— begin LISTED ENTRIES —
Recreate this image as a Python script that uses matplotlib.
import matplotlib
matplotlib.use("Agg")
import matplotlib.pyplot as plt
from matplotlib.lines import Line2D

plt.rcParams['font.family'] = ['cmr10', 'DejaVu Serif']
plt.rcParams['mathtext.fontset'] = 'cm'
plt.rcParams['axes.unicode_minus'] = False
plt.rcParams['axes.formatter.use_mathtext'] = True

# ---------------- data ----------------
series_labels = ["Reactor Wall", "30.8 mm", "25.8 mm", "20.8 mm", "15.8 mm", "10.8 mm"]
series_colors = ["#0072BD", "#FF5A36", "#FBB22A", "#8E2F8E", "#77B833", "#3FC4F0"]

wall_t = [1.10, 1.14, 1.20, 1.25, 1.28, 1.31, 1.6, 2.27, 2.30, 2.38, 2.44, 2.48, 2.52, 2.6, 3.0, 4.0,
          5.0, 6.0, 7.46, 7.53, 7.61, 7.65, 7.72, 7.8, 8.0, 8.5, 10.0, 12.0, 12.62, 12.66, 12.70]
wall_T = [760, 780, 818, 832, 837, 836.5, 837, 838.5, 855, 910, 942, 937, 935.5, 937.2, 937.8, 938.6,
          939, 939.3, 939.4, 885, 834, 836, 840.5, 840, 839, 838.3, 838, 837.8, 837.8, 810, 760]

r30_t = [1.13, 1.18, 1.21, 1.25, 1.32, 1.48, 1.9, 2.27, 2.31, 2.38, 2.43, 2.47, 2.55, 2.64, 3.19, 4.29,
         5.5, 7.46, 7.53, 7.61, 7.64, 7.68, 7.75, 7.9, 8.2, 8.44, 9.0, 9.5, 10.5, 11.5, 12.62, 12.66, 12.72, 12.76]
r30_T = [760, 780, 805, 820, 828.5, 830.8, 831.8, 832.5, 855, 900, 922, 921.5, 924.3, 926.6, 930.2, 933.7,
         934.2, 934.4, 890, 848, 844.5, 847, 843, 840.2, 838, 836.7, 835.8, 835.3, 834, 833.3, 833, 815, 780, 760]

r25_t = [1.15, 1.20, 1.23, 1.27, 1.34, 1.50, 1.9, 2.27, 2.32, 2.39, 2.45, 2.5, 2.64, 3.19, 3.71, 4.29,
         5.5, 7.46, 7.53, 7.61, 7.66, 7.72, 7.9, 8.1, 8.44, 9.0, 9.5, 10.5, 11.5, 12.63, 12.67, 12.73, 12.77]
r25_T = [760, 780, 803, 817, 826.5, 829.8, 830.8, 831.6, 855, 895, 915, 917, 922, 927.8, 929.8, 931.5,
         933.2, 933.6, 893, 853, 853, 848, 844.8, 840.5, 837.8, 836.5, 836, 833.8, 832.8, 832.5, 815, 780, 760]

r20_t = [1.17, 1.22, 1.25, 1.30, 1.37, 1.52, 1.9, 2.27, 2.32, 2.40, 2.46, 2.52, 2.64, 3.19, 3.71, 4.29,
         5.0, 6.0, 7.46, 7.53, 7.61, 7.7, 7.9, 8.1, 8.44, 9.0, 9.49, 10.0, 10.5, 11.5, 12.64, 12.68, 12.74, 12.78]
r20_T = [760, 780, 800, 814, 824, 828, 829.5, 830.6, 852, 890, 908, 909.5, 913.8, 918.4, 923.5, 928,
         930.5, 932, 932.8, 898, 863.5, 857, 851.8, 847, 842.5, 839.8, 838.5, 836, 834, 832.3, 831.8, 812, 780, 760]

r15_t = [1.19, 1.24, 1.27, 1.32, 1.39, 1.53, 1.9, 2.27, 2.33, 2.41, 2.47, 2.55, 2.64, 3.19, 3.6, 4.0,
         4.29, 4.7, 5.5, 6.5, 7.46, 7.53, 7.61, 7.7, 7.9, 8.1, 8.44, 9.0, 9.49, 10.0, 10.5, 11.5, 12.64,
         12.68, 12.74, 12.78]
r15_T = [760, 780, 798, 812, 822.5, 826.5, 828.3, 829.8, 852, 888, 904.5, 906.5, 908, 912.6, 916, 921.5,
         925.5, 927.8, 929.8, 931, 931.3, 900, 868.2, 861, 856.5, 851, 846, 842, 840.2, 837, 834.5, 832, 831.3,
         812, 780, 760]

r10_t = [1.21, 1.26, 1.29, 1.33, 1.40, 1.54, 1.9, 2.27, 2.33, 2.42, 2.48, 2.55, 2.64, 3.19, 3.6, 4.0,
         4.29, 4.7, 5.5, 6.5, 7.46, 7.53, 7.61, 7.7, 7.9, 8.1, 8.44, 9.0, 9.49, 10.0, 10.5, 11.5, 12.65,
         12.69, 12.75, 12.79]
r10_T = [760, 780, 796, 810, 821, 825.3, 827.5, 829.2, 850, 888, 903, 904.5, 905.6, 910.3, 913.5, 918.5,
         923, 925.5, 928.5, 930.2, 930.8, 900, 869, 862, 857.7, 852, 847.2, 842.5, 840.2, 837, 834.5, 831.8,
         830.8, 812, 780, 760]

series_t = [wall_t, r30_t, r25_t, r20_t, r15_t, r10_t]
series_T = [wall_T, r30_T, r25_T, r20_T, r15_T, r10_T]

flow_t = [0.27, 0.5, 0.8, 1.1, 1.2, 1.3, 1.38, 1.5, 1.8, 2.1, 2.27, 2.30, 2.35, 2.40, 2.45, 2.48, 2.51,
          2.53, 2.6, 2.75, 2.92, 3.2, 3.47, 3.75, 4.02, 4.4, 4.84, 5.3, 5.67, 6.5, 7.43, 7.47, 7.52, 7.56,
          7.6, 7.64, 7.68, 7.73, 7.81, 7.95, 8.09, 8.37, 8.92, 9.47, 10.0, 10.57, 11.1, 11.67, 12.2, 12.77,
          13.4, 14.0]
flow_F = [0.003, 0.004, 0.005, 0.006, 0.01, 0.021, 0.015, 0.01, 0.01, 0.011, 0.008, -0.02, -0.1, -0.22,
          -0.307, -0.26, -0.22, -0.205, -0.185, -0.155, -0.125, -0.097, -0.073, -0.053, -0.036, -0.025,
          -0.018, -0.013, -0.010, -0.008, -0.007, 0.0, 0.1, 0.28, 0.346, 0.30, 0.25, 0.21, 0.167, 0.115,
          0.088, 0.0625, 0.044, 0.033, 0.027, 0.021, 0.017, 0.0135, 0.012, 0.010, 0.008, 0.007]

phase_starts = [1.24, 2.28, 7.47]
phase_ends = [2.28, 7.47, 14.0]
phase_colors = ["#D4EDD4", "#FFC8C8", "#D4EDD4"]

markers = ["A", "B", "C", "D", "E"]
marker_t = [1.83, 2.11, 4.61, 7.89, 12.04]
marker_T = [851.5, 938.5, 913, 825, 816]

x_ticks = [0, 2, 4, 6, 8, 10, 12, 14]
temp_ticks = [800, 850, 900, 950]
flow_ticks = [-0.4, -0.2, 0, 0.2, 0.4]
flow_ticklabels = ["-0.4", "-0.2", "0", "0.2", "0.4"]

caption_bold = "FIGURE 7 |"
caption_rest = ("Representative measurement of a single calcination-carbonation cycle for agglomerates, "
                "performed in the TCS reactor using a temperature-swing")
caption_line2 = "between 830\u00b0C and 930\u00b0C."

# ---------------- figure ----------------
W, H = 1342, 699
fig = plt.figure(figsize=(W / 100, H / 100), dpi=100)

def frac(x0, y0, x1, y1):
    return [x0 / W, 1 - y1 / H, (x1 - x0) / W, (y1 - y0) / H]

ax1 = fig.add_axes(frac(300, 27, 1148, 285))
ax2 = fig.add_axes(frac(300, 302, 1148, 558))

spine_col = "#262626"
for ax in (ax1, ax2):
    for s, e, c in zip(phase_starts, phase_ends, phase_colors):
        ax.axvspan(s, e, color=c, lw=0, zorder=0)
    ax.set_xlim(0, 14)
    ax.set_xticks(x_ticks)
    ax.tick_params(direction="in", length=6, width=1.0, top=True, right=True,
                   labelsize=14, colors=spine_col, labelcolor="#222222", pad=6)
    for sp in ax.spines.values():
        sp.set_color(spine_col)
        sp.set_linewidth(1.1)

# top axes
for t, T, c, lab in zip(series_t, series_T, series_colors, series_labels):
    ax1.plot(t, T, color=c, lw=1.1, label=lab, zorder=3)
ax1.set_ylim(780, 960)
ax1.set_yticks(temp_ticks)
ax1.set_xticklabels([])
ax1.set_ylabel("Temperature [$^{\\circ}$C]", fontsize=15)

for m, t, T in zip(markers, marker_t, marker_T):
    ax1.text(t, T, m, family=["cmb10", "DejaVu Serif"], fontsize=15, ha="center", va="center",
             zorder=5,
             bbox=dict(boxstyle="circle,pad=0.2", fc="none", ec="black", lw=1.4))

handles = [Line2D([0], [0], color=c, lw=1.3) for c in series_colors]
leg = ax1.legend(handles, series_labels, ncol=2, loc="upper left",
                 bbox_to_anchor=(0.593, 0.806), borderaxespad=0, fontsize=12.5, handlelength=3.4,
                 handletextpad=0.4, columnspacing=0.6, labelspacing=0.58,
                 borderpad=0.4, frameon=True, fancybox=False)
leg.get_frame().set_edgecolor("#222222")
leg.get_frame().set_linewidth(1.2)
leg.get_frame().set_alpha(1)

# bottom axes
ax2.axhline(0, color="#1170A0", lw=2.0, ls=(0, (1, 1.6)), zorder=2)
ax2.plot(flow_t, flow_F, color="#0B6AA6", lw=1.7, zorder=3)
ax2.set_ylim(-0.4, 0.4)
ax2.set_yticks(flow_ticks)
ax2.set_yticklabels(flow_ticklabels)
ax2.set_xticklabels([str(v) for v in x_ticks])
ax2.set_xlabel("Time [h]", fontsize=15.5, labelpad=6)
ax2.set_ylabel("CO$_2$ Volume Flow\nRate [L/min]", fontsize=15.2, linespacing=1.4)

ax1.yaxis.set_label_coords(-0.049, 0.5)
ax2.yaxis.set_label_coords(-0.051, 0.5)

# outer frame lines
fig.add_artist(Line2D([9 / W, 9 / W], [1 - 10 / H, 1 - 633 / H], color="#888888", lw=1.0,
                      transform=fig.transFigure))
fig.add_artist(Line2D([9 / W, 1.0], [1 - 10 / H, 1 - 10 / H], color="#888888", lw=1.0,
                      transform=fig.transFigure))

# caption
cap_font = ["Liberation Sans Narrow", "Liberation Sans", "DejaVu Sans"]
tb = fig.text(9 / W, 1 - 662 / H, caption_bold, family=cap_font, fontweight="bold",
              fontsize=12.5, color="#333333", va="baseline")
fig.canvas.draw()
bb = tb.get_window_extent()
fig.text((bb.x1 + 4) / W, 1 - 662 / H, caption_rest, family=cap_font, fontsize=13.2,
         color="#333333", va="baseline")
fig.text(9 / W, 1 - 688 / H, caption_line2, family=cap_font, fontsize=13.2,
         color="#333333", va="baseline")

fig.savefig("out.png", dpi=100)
— end LISTED ENTRIES —
— begin LISTED ENTRIES —
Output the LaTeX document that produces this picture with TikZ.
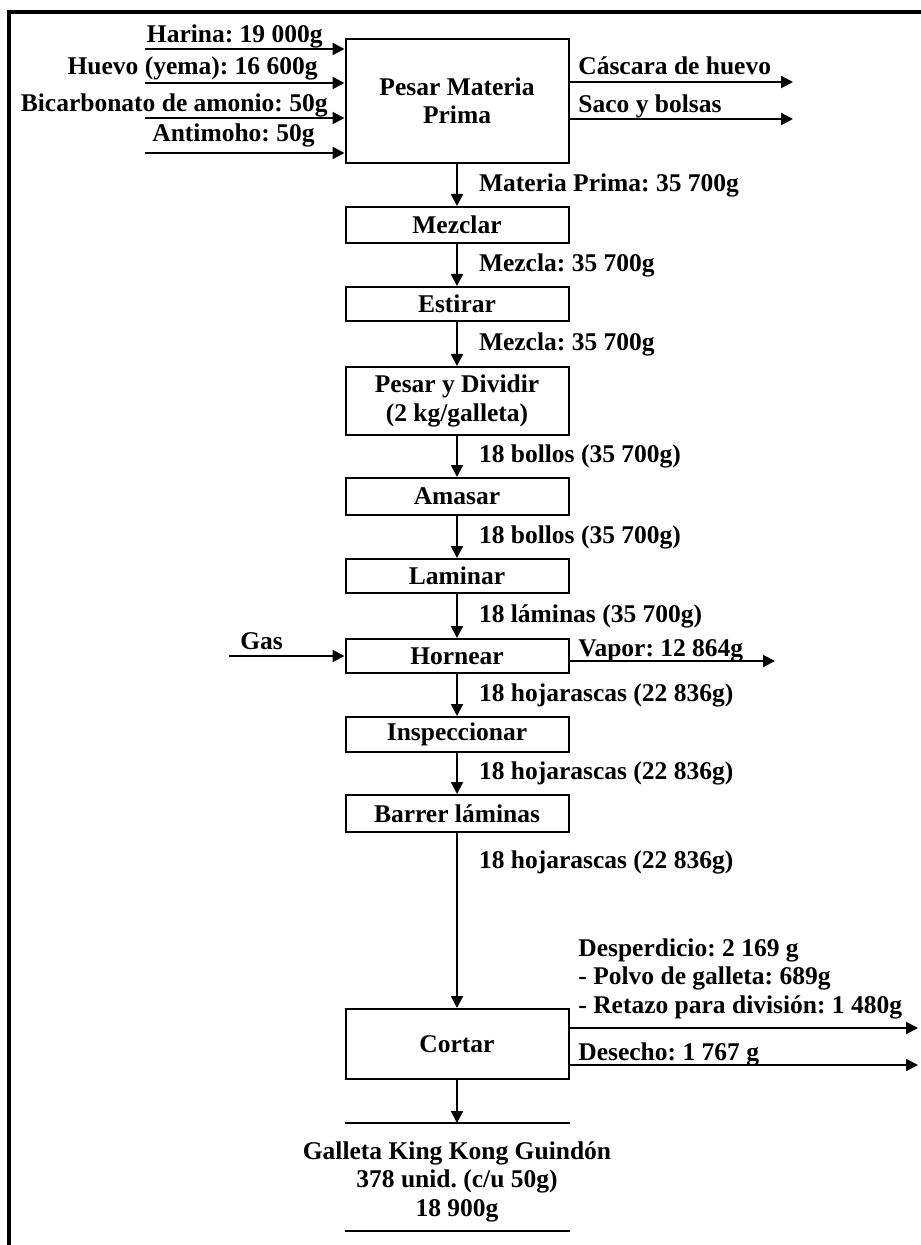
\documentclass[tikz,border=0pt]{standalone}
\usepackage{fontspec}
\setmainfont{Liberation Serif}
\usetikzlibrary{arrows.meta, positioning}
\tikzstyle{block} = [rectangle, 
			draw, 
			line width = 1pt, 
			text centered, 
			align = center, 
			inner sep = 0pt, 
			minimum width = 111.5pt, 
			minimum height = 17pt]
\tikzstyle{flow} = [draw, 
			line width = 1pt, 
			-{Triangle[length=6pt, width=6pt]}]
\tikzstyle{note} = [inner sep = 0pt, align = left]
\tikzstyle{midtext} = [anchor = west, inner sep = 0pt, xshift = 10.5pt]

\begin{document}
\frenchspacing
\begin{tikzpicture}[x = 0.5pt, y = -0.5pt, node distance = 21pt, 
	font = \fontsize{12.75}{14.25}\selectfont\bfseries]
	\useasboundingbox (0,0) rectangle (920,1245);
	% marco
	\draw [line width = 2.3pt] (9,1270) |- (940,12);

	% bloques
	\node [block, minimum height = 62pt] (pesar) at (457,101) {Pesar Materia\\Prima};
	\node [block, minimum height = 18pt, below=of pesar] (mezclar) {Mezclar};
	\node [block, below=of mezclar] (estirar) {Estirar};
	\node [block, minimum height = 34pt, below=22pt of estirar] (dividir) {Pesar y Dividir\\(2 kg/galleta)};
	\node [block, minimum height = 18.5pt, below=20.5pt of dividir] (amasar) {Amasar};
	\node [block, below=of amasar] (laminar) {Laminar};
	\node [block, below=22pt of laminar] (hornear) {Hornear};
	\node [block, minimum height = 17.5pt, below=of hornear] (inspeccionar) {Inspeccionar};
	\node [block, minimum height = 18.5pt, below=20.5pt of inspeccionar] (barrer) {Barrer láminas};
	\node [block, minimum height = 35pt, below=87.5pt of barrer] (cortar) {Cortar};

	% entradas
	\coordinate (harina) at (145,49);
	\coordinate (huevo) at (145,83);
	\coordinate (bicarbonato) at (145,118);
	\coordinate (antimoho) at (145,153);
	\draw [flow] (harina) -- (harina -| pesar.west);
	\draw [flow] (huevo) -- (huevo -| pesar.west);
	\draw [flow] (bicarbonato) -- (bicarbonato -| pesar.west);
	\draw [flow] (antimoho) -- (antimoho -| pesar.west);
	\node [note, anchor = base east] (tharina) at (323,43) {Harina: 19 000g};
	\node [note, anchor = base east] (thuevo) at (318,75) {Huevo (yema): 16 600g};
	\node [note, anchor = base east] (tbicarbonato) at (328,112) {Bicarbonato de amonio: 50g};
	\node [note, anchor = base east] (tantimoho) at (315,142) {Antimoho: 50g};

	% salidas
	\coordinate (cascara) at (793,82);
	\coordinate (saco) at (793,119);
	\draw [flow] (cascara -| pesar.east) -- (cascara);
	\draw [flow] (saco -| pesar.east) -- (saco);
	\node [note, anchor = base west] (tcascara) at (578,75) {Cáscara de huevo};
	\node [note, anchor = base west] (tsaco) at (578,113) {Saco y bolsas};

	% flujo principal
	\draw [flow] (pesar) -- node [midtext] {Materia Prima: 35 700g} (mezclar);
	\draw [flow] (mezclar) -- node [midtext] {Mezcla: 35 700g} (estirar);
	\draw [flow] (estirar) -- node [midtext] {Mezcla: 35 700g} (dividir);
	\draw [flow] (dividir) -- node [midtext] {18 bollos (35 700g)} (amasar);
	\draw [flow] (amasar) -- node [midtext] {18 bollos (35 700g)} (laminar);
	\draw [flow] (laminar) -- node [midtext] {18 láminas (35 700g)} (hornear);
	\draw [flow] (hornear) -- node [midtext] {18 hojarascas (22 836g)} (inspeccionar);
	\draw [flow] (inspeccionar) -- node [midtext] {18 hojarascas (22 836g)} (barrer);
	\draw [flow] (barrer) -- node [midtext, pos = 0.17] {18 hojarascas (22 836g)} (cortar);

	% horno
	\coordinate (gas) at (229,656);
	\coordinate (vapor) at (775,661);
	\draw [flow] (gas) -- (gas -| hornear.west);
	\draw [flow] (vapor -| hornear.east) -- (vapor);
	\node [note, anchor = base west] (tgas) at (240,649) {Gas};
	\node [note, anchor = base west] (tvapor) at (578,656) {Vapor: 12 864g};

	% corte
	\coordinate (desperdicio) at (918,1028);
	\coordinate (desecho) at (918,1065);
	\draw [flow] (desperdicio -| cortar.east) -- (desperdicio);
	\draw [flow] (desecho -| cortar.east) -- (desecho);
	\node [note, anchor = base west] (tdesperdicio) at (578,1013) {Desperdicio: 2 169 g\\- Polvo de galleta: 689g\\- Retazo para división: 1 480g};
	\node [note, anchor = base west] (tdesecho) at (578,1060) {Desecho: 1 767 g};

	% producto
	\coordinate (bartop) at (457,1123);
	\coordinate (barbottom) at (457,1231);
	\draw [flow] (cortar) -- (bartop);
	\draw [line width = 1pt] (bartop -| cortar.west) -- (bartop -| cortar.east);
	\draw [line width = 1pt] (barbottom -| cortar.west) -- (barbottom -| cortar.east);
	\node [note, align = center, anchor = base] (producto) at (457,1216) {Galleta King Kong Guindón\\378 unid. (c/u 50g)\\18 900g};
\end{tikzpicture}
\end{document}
— end LISTED ENTRIES —
# AIM
In the listing above, find the line containing "Recreate this image" and the line containing "837.8, 810, 760]", then repeat those two lines and everything between them exactly.

# SOLUTION TO THIS EXERCISE
Recreate this image as a Python script that uses matplotlib.
import matplotlib
matplotlib.use("Agg")
import matplotlib.pyplot as plt
from matplotlib.lines import Line2D

plt.rcParams['font.family'] = ['cmr10', 'DejaVu Serif']
plt.rcParams['mathtext.fontset'] = 'cm'
plt.rcParams['axes.unicode_minus'] = False
plt.rcParams['axes.formatter.use_mathtext'] = True

# ---------------- data ----------------
series_labels = ["Reactor Wall", "30.8 mm", "25.8 mm", "20.8 mm", "15.8 mm", "10.8 mm"]
series_colors = ["#0072BD", "#FF5A36", "#FBB22A", "#8E2F8E", "#77B833", "#3FC4F0"]

wall_t = [1.10, 1.14, 1.20, 1.25, 1.28, 1.31, 1.6, 2.27, 2.30, 2.38, 2.44, 2.48, 2.52, 2.6, 3.0, 4.0,
          5.0, 6.0, 7.46, 7.53, 7.61, 7.65, 7.72, 7.8, 8.0, 8.5, 10.0, 12.0, 12.62, 12.66, 12.70]
wall_T = [760, 780, 818, 832, 837, 836.5, 837, 838.5, 855, 910, 942, 937, 935.5, 937.2, 937.8, 938.6,
          939, 939.3, 939.4, 885, 834, 836, 840.5, 840, 839, 838.3, 838, 837.8, 837.8, 810, 760]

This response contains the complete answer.